Source code is exempt from this convention because scrapers don't read your Liquid templates or _config.yml. The tag (munge_email) and config key (email_munge) are written for human readability:

Source-code thing Reads as Visible to scrapers?
Liquid tag {% munge_email %} No (build-time only)
Config key email_munge: No
Decoder script tag {% munge_email_script %} No

4. Where the key lives

There is one key, set in _config.yml. The plugin uses it to encrypt at build time, and {% munge_email_script %} interpolates it into the inline JS so the browser can decrypt. The key is therefore visible to anyone viewing the page source — that's intentional. The encryption is a scraper-defeating layer, not a secrecy mechanism.

If you want to rotate the key, generate a new one and update key_hex in _config.yml. All existing payloads automatically re-encrypt on the next build because the plugin re-runs.


Customization

Already covered above:

{% munge_email "user@example.com" "Custom|visible text" %}

Different decoy text

In _config.yml:

email_munge:
  decoy: "abuse@spam-trap.invalid"

Or pick something amusing — it's only seen by scrapers.

SVG fallback color

email_munge:
  svg_color: "#3dff9a"   # match your accent

Multiple sites, one key

If you run several sites and want a single key for all of them, use the same key_hex value in each site's _config.yml. Encrypted payloads are interchangeable; the same munge_email_script decoder works on all of them.

If you rotate the key on one site, you must rotate it on all of them — the deterministic IV depends on the key, so old ciphertext won't decrypt with a new key.


Browser support

The decoder uses Web Crypto (crypto.subtle), which has been available in all major browsers since 2016. On legacy browsers without it, clicking the munged link does nothing — but those users see the inline SVG fallback in the <noscript> block (or, more practically, no <noscript> users have a browser without Web Crypto).

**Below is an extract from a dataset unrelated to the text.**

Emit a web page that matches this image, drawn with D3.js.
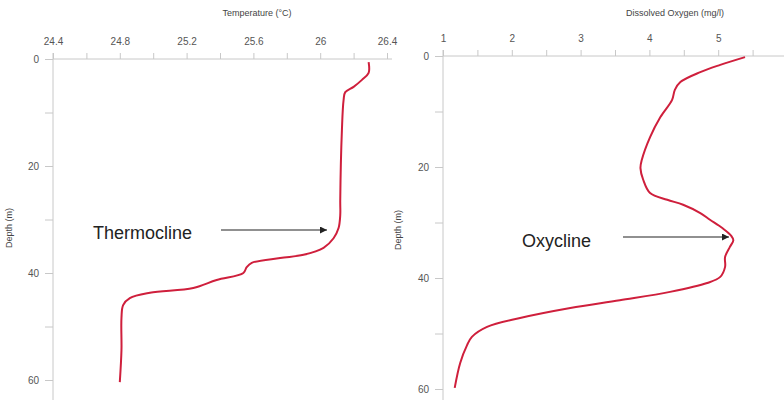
<!DOCTYPE html>
<html>
<head>
<meta charset="utf-8">
<script src="https://cdn.jsdelivr.net/npm/d3@7"></script>
<style>
  body { margin: 0; background: #fff; }
  svg { display: block; font-family: "Liberation Sans", Arial, sans-serif; }
  .axis path, .axis line { stroke: #c8c8c8; }
  .axis text { fill: #555; font-size: 10px; }
</style>
</head>
<body>
<svg width="784" height="400"></svg>
<script>
// temperature profile
var tempDepth = [0.6, 2.6, 3.9, 5.2, 6.2, 7.7, 13.3, 26.4, 29.2, 31.6, 33.5, 35.3, 36.6, 37.2, 38.1, 38.9, 40.0, 41.3, 42.8, 43.7, 44.7, 46.0, 48.4, 54.4, 60.4];
var tempValues = [26.29, 26.29, 26.25, 26.20, 26.15, 26.14, 26.13, 26.12, 26.12, 26.11, 26.08, 26.02, 25.90, 25.76, 25.59, 25.56, 25.54, 25.38, 25.24, 24.98, 24.86, 24.82, 24.81, 24.81, 24.80];
var tempTicks = [24.4, 24.8, 25.2, 25.6, 26, 26.4];

// dissolved oxygen profile
var doDepth = [0.2, 1.6, 2.9, 4.7, 6.1, 7.9, 11.0, 14.6, 18.7, 20.2, 22.3, 24.7, 25.9, 26.8, 28.3, 29.5, 31.0, 32.4, 33.2, 34.4, 36.2, 38.0, 39.8, 40.9, 42.5, 44.0, 45.4, 47.2, 48.8, 50.6, 52.1, 55.3, 59.8];
var doValues = [5.39, 5.03, 4.74, 4.45, 4.37, 4.33, 4.16, 4.01, 3.89, 3.87, 3.91, 4.01, 4.26, 4.49, 4.74, 4.88, 5.06, 5.19, 5.22, 5.17, 5.10, 5.10, 5.03, 4.84, 4.30, 3.57, 2.85, 2.12, 1.64, 1.42, 1.35, 1.25, 1.17];
var doTicks = [1, 2, 3, 4, 5];

var depthTicks = [0, 20, 40, 60];

var svg = d3.select("svg");

function panel(opt) {
    var g = svg.append("g");
    var x = d3.scaleLinear().domain(opt.xDomain).range(opt.xRange);
    var y = d3.scaleLinear().domain([0, 60]).range(opt.yRange);

    // top axis: minor ticks then labelled ticks
    g.append("g").attr("class", "axis")
        .attr("transform", "translate(0," + opt.yRange[0] + ")")
        .call(d3.axisTop(x).tickValues(opt.minor).tickSize(6).tickFormat("").tickSizeOuter(0))
        .call(function(s) { s.select(".domain").remove(); });
    var top = g.append("g").attr("class", "axis")
        .attr("transform", "translate(0," + opt.yRange[0] + ")")
        .call(d3.axisTop(x).tickValues(opt.ticks).tickSize(0).tickPadding(14).tickFormat(d3.format("")));
    top.select(".domain").attr("d", "M" + opt.xRange[0] + ",0H" + opt.axisEnd);

    // left axis
    g.append("g").attr("class", "axis")
        .attr("transform", "translate(" + opt.xRange[0] + ",0)")
        .call(d3.axisLeft(y).tickValues(d3.range(0, 61, 10)).tickSize(8).tickFormat("").tickSizeOuter(0))
        .call(function(s) { s.select(".domain").remove(); });
    var left = g.append("g").attr("class", "axis")
        .attr("transform", "translate(" + opt.xRange[0] + ",0)")
        .call(d3.axisLeft(y).tickValues(depthTicks).tickSize(0).tickPadding(14));
    left.select(".domain").attr("d", "M0," + (opt.yRange[0] - 6) + "V400");

    g.append("text")
        .attr("x", opt.titleX).attr("y", 16)
        .attr("text-anchor", "middle")
        .style("font-size", "9px").style("fill", "#444")
        .text(opt.title);

    g.append("text")
        .attr("transform", "translate(" + opt.depthX + "," + opt.depthY + ") rotate(-90)")
        .attr("text-anchor", "middle")
        .style("font-size", "9px").style("fill", "#444")
        .text("Depth (m)");

    var line = d3.line()
        .x(function(d, i) { return x(opt.values[i]); })
        .y(function(d) { return y(d); })
        .curve(d3.curveCatmullRom);
    g.append("path")
        .datum(opt.depth)
        .attr("d", line)
        .style("fill", "none")
        .style("stroke", "#cf1f3c")
        .style("stroke-width", 2);

    // annotation
    g.append("text")
        .attr("x", opt.label.x).attr("y", opt.label.y)
        .style("font-size", "18px").style("fill", "#222")
        .text(opt.label.text);
    g.append("line")
        .attr("x1", opt.arrow.x1).attr("x2", opt.arrow.x2)
        .attr("y1", opt.arrow.y).attr("y2", opt.arrow.y)
        .style("stroke", "#222").style("stroke-width", 1.2)
        .attr("marker-end", "url(#head)");
}

svg.append("defs").append("marker")
    .attr("id", "head")
    .attr("viewBox", "0 0 10 10")
    .attr("refX", 10).attr("refY", 5)
    .attr("markerWidth", 7).attr("markerHeight", 7)
    .attr("markerUnits", "userSpaceOnUse")
    .attr("orient", "auto")
    .append("path").attr("d", "M0,0L10,5L0,10Z").style("fill", "#222");

panel({
    xDomain: [24.4, 26.4], xRange: [53, 387], yRange: [59, 380], axisEnd: 392,
    ticks: tempTicks, minor: d3.range(24.4, 26.41, 0.2),
    values: tempValues, depth: tempDepth,
    title: "Temperature (°C)", titleX: 257,
    depthX: 12, depthY: 228,
    label: { text: "Thermocline", x: 93, y: 239 },
    arrow: { x1: 221, x2: 327, y: 230 }
});

panel({
    xDomain: [1, 6], xRange: [443, 787], yRange: [56, 389], axisEnd: 784,
    ticks: doTicks, minor: d3.range(1, 6.01, 0.5),
    values: doValues, depth: doDepth,
    title: "Dissolved Oxygen (mg/l)", titleX: 675,
    depthX: 401, depthY: 230,
    label: { text: "Oxycline", x: 522, y: 247 },
    arrow: { x1: 623, x2: 729, y: 237 }
});
</script>
</body>
</html>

If you need to support pre-2016 browsers, this gem isn't the right tool.


Security notes

This gem provides scraper resistance, not encryption-grade secrecy. In particular:

  • The key is published in JS. Anyone who reads the rendered HTML can decrypt every payload on the page. That's intentional and required for the design.
  • AES-128 is used because the goal is to require any AES decryption, not because the threat model needs 256-bit keys. If you ever need to actually protect the addresses, this gem is the wrong tool — don't put the addresses on the public site at all.
  • The deterministic IV is safe specifically because each email gets its own derived IV. Don't modify the IV derivation to use a constant — that would be a real GCM misuse.

Comparison with alternatives

Approach Layers Maintenance
Plain mailto: link 0 Easiest, harvested instantly
HTML entities / hex encoding 1 Defeats only naïve regex
jekyll-email-protect (percent-encoded mailto) 1 One filter, low ceremony
Concatenated JS string 2 Harvested by JS-aware bots
jekyll-email-munge (this gem) 5 One Liquid tag, build-time encryption
Pure image (e.g., a screenshot of the email) 1 OCR-defeated, terrible UX

Development

git clone https://github.com/framallo/jekyll-email-munge.git
cd jekyll-email-munge
bundle install
rake build         # produces pkg/jekyll-email-munge-X.Y.Z.gem

To install your local checkout into a Jekyll site for testing:

# Gemfile in the consumer site
gem "jekyll-email-munge", path: "../jekyll-email-munge"

Releasing

  1. Bump Jekyll::EmailMunge::VERSION in lib/jekyll-email-munge/version.rb.
  2. Add a section to CHANGELOG.md.
  3. Commit and tag: git commit -am "release vX.Y.Z" && git tag vX.Y.Z
  4. rake release (Bundler task — builds, tags, pushes to RubyGems).

You'll need a RubyGems.org account with MFA enabled before pushing.


License

MIT © Federico Ramallo